The Big Bang and Cosmic Evolution

Our current understanding of cosmic history begins with the Big Bang approximately 13.8 billion years ago. The universe emerged from an extremely hot, dense state and has been expanding and cooling ever since. This framework, supported by multiple lines of evidence including cosmic microwave background radiation, light element abundances, and large-scale structure, provides the foundation for modern cosmology.

However, the classical Big Bang theory faces several puzzles. The horizon problem asks why causally disconnected regions of the universe have nearly identical temperatures and properties. The flatness problem questions why the universe's spatial curvature is so close to zero, requiring extraordinarily fine-tuned initial conditions. The monopole problem concerns the absence of magnetic monopoles predicted by grand unified theories. These problems suggest that the early universe's evolution was more complex than simple extrapolation of classical expansion backward in time.

General relativity, our theory of gravity and cosmic expansion, breaks down at the Planck time (10^-43 seconds after the Big Bang) when quantum gravitational effects become dominant. Understanding the universe's true initial state requires a quantum theory of gravity—still an unsolved challenge in theoretical physics. Nevertheless, quantum field theory in curved spacetime provides powerful tools for understanding the early universe once it evolved beyond the Planck era.

Cosmic Inflation: Quantum Fields Drive Expansion

The inflationary paradigm, proposed in the 1980s by Alan Guth, Andrei Linde, and others, addresses the Big Bang theory's puzzles through a period of exponential expansion in the universe's first instants. During inflation, a quantum field—the inflaton—dominates the universe's energy density, driving accelerated expansion that stretches space by factors exceeding 10^26 in a tiny fraction of a second.

This rapid expansion solves the horizon problem by allowing initially causally connected regions to expand beyond each other's horizons, explaining their similar properties. It solves the flatness problem by driving any initial curvature toward zero through exponential expansion. It dilutes unwanted relics like monopoles to unobservable densities. Inflation transforms what would require fine-tuned initial conditions into natural outcomes of exponential expansion.

Multiple inflation models exist, differing in the inflaton field's form and interactions. Slow-roll inflation, where the inflaton slowly descends its potential energy curve, provides the simplest successful framework. Alternative models include chaotic inflation, where inflation occurs with large field values, and eternal inflation, where quantum fluctuations drive never-ending inflation in some regions. Each model makes testable predictions about the universe's large-scale properties.
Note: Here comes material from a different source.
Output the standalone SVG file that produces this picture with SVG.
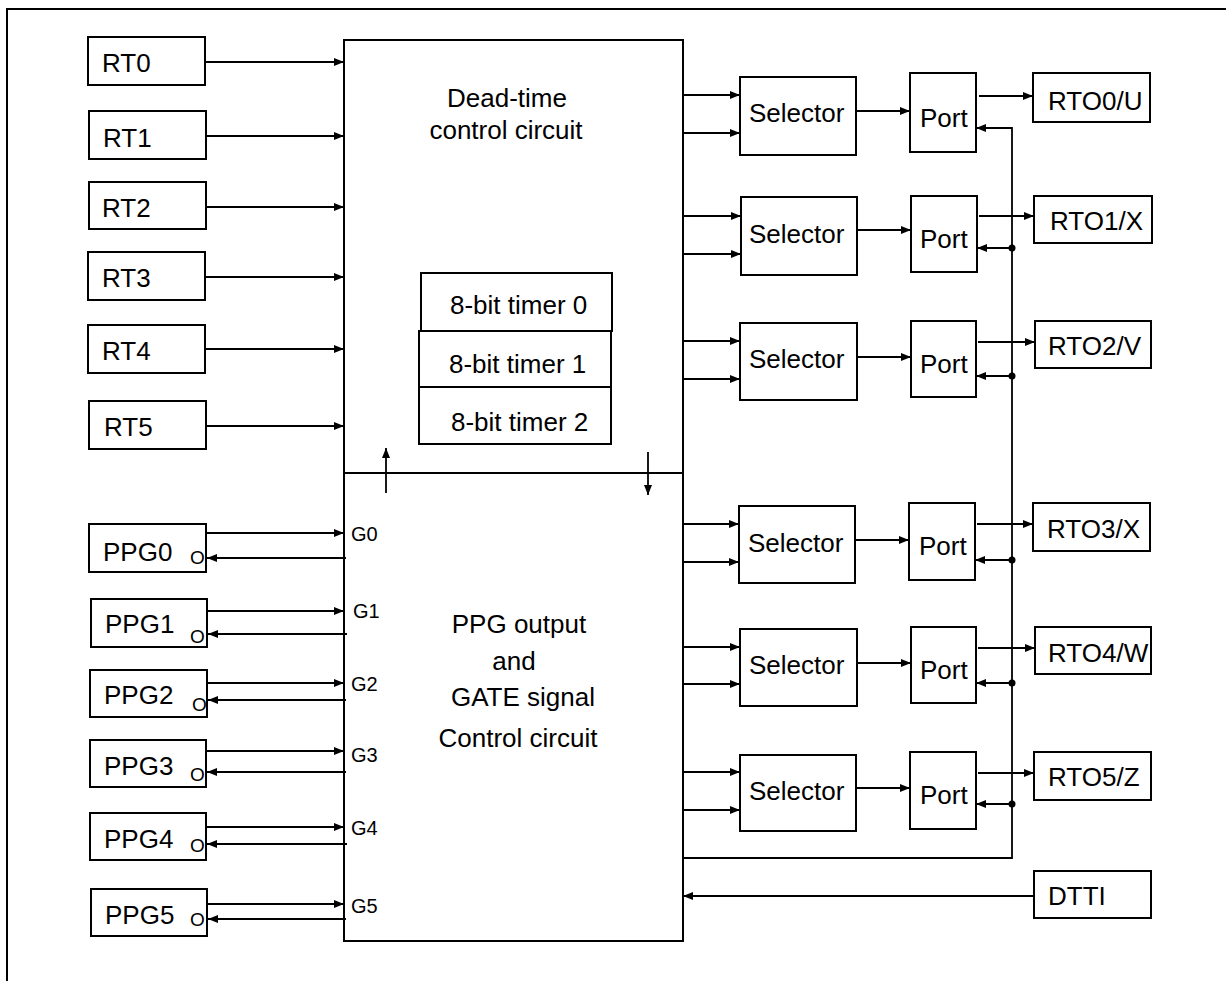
<svg xmlns="http://www.w3.org/2000/svg" width="1226" height="981" viewBox="0 0 1226 981">
<defs>
<marker id="ah" markerUnits="userSpaceOnUse" markerWidth="11" markerHeight="9" refX="10" refY="4.5" orient="auto">
<path d="M0,0.5 L10,4.5 L0,8.5 z" fill="#000"/>
</marker>
<style>
.b{fill:#fff;stroke:#000;stroke-width:2}
.t{font-family:"Liberation Sans",Arial,sans-serif;font-size:26px;fill:#000}
.s{font-family:"Liberation Sans",Arial,sans-serif;font-size:20px;fill:#000}
.o{font-family:"Liberation Sans",Arial,sans-serif;font-size:19px;fill:#000}
.c{text-anchor:middle}
.a{fill:none;stroke:#000;stroke-width:1.8;marker-end:url(#ah)}
</style>
</defs>
<rect x="0" y="0" width="1226" height="981" fill="#fff"/>
<path d="M7,981 V9 H1226" fill="none" stroke="#000" stroke-width="2"/>

<g id="deadtime">
<rect class="b" x="344" y="40" width="339" height="433"/>
<text class="t c" x="507" y="107">Dead-time</text>
<text class="t c" x="506" y="139">control circuit</text>
</g>
<g id="ppgctl">
<rect class="b" x="344" y="473" width="339" height="468"/>
<text class="t c" x="519" y="633">PPG output</text>
<text class="t c" x="514" y="670">and</text>
<text class="t c" x="523" y="706">GATE signal</text>
<text class="t c" x="518" y="747">Control circuit</text>
<text class="s" x="351" y="541">G0</text>
<text class="s" x="353" y="618">G1</text>
<text class="s" x="351" y="691">G2</text>
<text class="s" x="351" y="762">G3</text>
<text class="s" x="351" y="835">G4</text>
<text class="s" x="351" y="913">G5</text>
</g>
<g id="timer0"><rect class="b" x="421" y="273" width="191" height="58"/><text class="t" x="450" y="314">8-bit timer 0</text></g>
<g id="timer1"><rect class="b" x="419" y="331" width="192" height="56"/><text class="t" x="449" y="373">8-bit timer 1</text></g>
<g id="timer2"><rect class="b" x="419" y="387" width="192" height="57"/><text class="t" x="451" y="431">8-bit timer 2</text></g>

<g id="rt0"><rect class="b" x="88" y="37" width="117" height="48"/><text class="t" x="102" y="72">RT0</text></g>
<g id="rt1"><rect class="b" x="89" y="111" width="117" height="48"/><text class="t" x="103" y="147">RT1</text></g>
<g id="rt2"><rect class="b" x="89" y="182" width="117" height="47"/><text class="t" x="102" y="217">RT2</text></g>
<g id="rt3"><rect class="b" x="88" y="252" width="117" height="48"/><text class="t" x="102" y="287">RT3</text></g>
<g id="rt4"><rect class="b" x="88" y="325" width="117" height="48"/><text class="t" x="102" y="360">RT4</text></g>
<g id="rt5"><rect class="b" x="89" y="401" width="117" height="48"/><text class="t" x="104" y="436">RT5</text></g>

<g id="ppg0"><rect class="b" x="89" y="524" width="117" height="48"/><text class="t" x="103" y="561">PPG0</text><text class="o" x="190" y="564">O</text></g>
<g id="ppg1"><rect class="b" x="91" y="599" width="116" height="48"/><text class="t" x="105" y="633">PPG1</text><text class="o" x="190" y="643">O</text></g>
<g id="ppg2"><rect class="b" x="90" y="670" width="117" height="47"/><text class="t" x="104" y="704">PPG2</text><text class="o" x="192" y="711">O</text></g>
<g id="ppg3"><rect class="b" x="90" y="740" width="116" height="47"/><text class="t" x="104" y="775">PPG3</text><text class="o" x="190" y="781">O</text></g>
<g id="ppg4"><rect class="b" x="90" y="813" width="116" height="47"/><text class="t" x="104" y="848">PPG4</text><text class="o" x="190" y="852">O</text></g>
<g id="ppg5"><rect class="b" x="91" y="889" width="116" height="47"/><text class="t" x="105" y="924">PPG5</text><text class="o" x="190" y="926">O</text></g>

<g id="sel0"><rect class="b" x="740" y="77" width="116" height="78"/><text class="t" x="749" y="122">Selector</text></g>
<g id="sel1"><rect class="b" x="741" y="197" width="116" height="78"/><text class="t" x="749" y="243">Selector</text></g>
<g id="sel2"><rect class="b" x="740" y="323" width="117" height="77"/><text class="t" x="749" y="368">Selector</text></g>
<g id="sel3"><rect class="b" x="739" y="506" width="116" height="77"/><text class="t" x="748" y="552">Selector</text></g>
<g id="sel4"><rect class="b" x="740" y="629" width="117" height="77"/><text class="t" x="749" y="674">Selector</text></g>
<g id="sel5"><rect class="b" x="740" y="755" width="116" height="76"/><text class="t" x="749" y="800">Selector</text></g>

<g id="port0"><rect class="b" x="910" y="73" width="66" height="79"/><text class="t" x="920" y="127">Port</text></g>
<g id="port1"><rect class="b" x="911" y="196" width="66" height="76"/><text class="t" x="920" y="248">Port</text></g>
<g id="port2"><rect class="b" x="911" y="321" width="65" height="76"/><text class="t" x="920" y="373">Port</text></g>
<g id="port3"><rect class="b" x="909" y="503" width="66" height="77"/><text class="t" x="919" y="555">Port</text></g>
<g id="port4"><rect class="b" x="911" y="627" width="65" height="76"/><text class="t" x="920" y="679">Port</text></g>
<g id="port5"><rect class="b" x="910" y="752" width="66" height="77"/><text class="t" x="920" y="804">Port</text></g>

<g id="rto0"><rect class="b" x="1033" y="73" width="117" height="49"/><text class="t" x="1048" y="110">RTO0/U</text></g>
<g id="rto1"><rect class="b" x="1034" y="196" width="118" height="47"/><text class="t" x="1050" y="230">RTO1/X</text></g>
<g id="rto2"><rect class="b" x="1035" y="321" width="116" height="47"/><text class="t" x="1048" y="355">RTO2/V</text></g>
<g id="rto3"><rect class="b" x="1033" y="503" width="117" height="48"/><text class="t" x="1047" y="538">RTO3/X</text></g>
<g id="rto4"><rect class="b" x="1035" y="627" width="116" height="47"/><text class="t" x="1048" y="662">RTO4/W</text></g>
<g id="rto5"><rect class="b" x="1034" y="752" width="117" height="48"/><text class="t" x="1048" y="786">RTO5/Z</text></g>
<g id="dtti"><rect class="b" x="1034" y="871" width="117" height="47"/><text class="t" x="1048" y="905">DTTI</text></g>

<g id="connectors">
<line class="a" x1="205" y1="62" x2="344" y2="62"/>
<line class="a" x1="206" y1="136" x2="344" y2="136"/>
<line class="a" x1="206" y1="207" x2="344" y2="207"/>
<line class="a" x1="205" y1="277" x2="344" y2="277"/>
<line class="a" x1="205" y1="349" x2="344" y2="349"/>
<line class="a" x1="206" y1="426" x2="344" y2="426"/>

<line class="a" x1="206" y1="533" x2="344" y2="533"/>
<line class="a" x1="346" y1="558" x2="207" y2="558"/>
<line class="a" x1="207" y1="611" x2="344" y2="611"/>
<line class="a" x1="347" y1="634" x2="208" y2="634"/>
<line class="a" x1="207" y1="683" x2="344" y2="683"/>
<line class="a" x1="346" y1="700" x2="208" y2="700"/>
<line class="a" x1="206" y1="751" x2="344" y2="751"/>
<line class="a" x1="346" y1="772" x2="207" y2="772"/>
<line class="a" x1="206" y1="827" x2="344" y2="827"/>
<line class="a" x1="347" y1="844" x2="207" y2="844"/>
<line class="a" x1="207" y1="904" x2="344" y2="904"/>
<line class="a" x1="346" y1="919" x2="208" y2="919"/>

<line class="a" x1="386" y1="493" x2="386" y2="448"/>
<line class="a" x1="648" y1="452" x2="648" y2="495"/>

<line class="a" x1="683" y1="95" x2="740" y2="95"/>
<line class="a" x1="683" y1="133" x2="740" y2="133"/>
<line class="a" x1="683" y1="216" x2="741" y2="216"/>
<line class="a" x1="683" y1="254" x2="741" y2="254"/>
<line class="a" x1="683" y1="341" x2="740" y2="341"/>
<line class="a" x1="683" y1="379" x2="740" y2="379"/>
<line class="a" x1="683" y1="524" x2="739" y2="524"/>
<line class="a" x1="683" y1="562" x2="739" y2="562"/>
<line class="a" x1="683" y1="647" x2="740" y2="647"/>
<line class="a" x1="683" y1="684" x2="740" y2="684"/>
<line class="a" x1="683" y1="772" x2="740" y2="772"/>
<line class="a" x1="683" y1="810" x2="740" y2="810"/>

<line class="a" x1="856" y1="111" x2="910" y2="111"/>
<line class="a" x1="857" y1="230" x2="911" y2="230"/>
<line class="a" x1="857" y1="357" x2="911" y2="357"/>
<line class="a" x1="855" y1="540" x2="909" y2="540"/>
<line class="a" x1="857" y1="663" x2="911" y2="663"/>
<line class="a" x1="856" y1="788" x2="910" y2="788"/>

<line class="a" x1="979" y1="96" x2="1033" y2="96"/>
<line class="a" x1="979" y1="216" x2="1034" y2="216"/>
<line class="a" x1="978" y1="342" x2="1035" y2="342"/>
<line class="a" x1="977" y1="524" x2="1033" y2="524"/>
<line class="a" x1="978" y1="648" x2="1035" y2="648"/>
<line class="a" x1="978" y1="773" x2="1034" y2="773"/>

<path class="a" d="M683,858 H1012 V128 H976"/>
<line class="a" x1="1012" y1="248" x2="977" y2="248"/>
<line class="a" x1="1012" y1="376" x2="976" y2="376"/>
<line class="a" x1="1012" y1="560" x2="975" y2="560"/>
<line class="a" x1="1012" y1="683" x2="976" y2="683"/>
<line class="a" x1="1012" y1="804" x2="976" y2="804"/>
<circle cx="1012" cy="248" r="3.5" fill="#000"/>
<circle cx="1012" cy="376" r="3.5" fill="#000"/>
<circle cx="1012" cy="560" r="3.5" fill="#000"/>
<circle cx="1012" cy="683" r="3.5" fill="#000"/>
<circle cx="1012" cy="804" r="3.5" fill="#000"/>

<line class="a" x1="1034" y1="896" x2="683" y2="896"/>
</g>
</svg>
Quantum Fluctuations: Seeds of Cosmic Structure

Perhaps inflation's most remarkable prediction is that quantum fluctuations in the inflaton field, stretched to cosmic scales by exponential expansion, become the seeds of all cosmic structure. This mechanism transforms microscopic quantum uncertainty into macroscopic density perturbations that eventually grow under gravity to form galaxies, clusters, and the cosmic web we observe today.

During inflation, the inflaton field undergoes quantum fluctuations described by quantum field theory in the expanding background spacetime. Heisenberg's uncertainty principle ensures these fluctuations cannot be eliminated. As inflation stretches space, quantum fluctuations on sub-Planck scales are amplified to super-horizon scales, becoming frozen as classical perturbations in the expanding universe.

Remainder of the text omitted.